*DATA FOR THIS TASK*:
*-*-*

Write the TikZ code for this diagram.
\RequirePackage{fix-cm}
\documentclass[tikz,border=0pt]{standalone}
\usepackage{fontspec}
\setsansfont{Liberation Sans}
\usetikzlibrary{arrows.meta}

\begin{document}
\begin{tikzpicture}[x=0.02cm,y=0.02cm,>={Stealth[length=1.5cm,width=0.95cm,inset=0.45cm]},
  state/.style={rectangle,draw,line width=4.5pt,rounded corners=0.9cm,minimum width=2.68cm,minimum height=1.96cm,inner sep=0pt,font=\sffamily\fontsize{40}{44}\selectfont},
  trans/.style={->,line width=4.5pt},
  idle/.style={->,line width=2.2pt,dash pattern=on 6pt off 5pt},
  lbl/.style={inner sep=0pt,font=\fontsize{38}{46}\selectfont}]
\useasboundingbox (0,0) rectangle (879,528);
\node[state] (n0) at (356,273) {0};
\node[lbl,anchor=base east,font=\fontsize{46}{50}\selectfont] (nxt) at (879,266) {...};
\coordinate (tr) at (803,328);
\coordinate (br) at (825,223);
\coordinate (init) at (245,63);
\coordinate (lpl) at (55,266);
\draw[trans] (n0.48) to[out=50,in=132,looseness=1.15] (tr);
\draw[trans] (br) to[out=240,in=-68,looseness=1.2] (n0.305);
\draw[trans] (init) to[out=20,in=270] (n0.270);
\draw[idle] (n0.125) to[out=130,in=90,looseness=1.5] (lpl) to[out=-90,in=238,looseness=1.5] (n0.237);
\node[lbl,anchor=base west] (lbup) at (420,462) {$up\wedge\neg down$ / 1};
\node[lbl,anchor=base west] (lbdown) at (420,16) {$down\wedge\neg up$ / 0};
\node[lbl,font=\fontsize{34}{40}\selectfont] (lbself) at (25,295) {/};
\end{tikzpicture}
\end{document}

*-*-*

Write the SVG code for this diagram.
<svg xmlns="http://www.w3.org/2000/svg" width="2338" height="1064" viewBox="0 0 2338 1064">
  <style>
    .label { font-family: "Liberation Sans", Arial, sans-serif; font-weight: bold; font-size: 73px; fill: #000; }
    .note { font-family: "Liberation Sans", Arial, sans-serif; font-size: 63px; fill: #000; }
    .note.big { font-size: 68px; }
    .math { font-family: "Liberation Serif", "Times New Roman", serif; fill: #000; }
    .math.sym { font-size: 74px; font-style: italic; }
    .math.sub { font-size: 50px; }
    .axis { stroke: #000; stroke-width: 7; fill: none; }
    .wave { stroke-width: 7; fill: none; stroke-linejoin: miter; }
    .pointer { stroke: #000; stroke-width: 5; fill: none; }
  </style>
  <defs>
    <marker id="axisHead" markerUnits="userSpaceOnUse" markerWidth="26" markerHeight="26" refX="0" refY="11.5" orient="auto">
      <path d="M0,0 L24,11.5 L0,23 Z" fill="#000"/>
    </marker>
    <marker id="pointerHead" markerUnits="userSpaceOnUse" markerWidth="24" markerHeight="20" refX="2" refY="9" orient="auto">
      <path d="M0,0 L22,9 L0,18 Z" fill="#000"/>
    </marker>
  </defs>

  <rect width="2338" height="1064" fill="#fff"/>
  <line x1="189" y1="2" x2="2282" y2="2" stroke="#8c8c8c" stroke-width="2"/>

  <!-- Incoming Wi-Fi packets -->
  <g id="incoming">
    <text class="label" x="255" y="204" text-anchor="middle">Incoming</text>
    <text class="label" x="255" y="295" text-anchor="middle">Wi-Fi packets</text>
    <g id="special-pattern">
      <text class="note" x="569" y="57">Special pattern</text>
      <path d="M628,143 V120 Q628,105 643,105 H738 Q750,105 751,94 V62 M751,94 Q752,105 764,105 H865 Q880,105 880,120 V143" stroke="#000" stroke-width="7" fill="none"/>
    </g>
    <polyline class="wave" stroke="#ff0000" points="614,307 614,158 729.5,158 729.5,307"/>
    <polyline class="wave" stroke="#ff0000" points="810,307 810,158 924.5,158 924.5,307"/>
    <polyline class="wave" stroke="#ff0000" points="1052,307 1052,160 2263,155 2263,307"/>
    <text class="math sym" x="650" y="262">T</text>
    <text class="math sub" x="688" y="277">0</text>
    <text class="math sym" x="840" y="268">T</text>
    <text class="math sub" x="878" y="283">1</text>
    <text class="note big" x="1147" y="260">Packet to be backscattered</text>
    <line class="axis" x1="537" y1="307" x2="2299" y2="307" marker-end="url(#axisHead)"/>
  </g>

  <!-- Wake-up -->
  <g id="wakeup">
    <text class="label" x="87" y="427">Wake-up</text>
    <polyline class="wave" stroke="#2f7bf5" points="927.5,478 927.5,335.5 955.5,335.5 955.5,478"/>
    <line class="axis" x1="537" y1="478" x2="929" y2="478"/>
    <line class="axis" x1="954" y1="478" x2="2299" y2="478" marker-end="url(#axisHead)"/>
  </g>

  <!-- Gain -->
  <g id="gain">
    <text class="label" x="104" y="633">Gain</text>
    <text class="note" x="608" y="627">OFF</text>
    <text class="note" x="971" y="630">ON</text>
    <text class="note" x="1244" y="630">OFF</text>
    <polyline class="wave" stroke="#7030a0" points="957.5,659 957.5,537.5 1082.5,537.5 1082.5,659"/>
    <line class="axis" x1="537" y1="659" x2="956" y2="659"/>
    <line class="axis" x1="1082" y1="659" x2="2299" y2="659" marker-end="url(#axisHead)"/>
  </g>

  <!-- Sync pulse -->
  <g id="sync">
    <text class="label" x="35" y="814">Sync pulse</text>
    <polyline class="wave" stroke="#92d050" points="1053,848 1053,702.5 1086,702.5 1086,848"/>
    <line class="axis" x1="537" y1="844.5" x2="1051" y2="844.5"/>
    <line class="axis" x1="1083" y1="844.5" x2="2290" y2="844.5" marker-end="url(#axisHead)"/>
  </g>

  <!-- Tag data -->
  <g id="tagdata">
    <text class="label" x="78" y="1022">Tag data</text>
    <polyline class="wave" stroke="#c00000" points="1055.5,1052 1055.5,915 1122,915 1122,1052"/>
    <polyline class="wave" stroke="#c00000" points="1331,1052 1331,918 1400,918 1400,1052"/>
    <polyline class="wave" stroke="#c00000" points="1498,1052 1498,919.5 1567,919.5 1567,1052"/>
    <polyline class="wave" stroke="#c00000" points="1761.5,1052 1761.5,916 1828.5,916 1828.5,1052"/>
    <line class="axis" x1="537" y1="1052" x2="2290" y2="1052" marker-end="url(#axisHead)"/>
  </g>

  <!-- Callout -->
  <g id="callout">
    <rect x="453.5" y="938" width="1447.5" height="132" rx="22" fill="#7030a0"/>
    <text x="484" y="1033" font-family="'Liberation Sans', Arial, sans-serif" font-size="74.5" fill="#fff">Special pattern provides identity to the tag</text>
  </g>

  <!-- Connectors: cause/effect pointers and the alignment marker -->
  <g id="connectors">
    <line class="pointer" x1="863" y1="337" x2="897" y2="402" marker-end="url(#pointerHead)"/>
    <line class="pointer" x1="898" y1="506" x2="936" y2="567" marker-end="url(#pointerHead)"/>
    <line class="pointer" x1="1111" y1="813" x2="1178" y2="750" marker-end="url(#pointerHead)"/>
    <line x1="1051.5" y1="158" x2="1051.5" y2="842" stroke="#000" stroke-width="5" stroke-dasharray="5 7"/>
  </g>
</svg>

*-*-*

*WORK TO COMPLETE*: Give solely the number of lines in the data that contain the string "diagram".

*WRITTEN ANSWER*: 2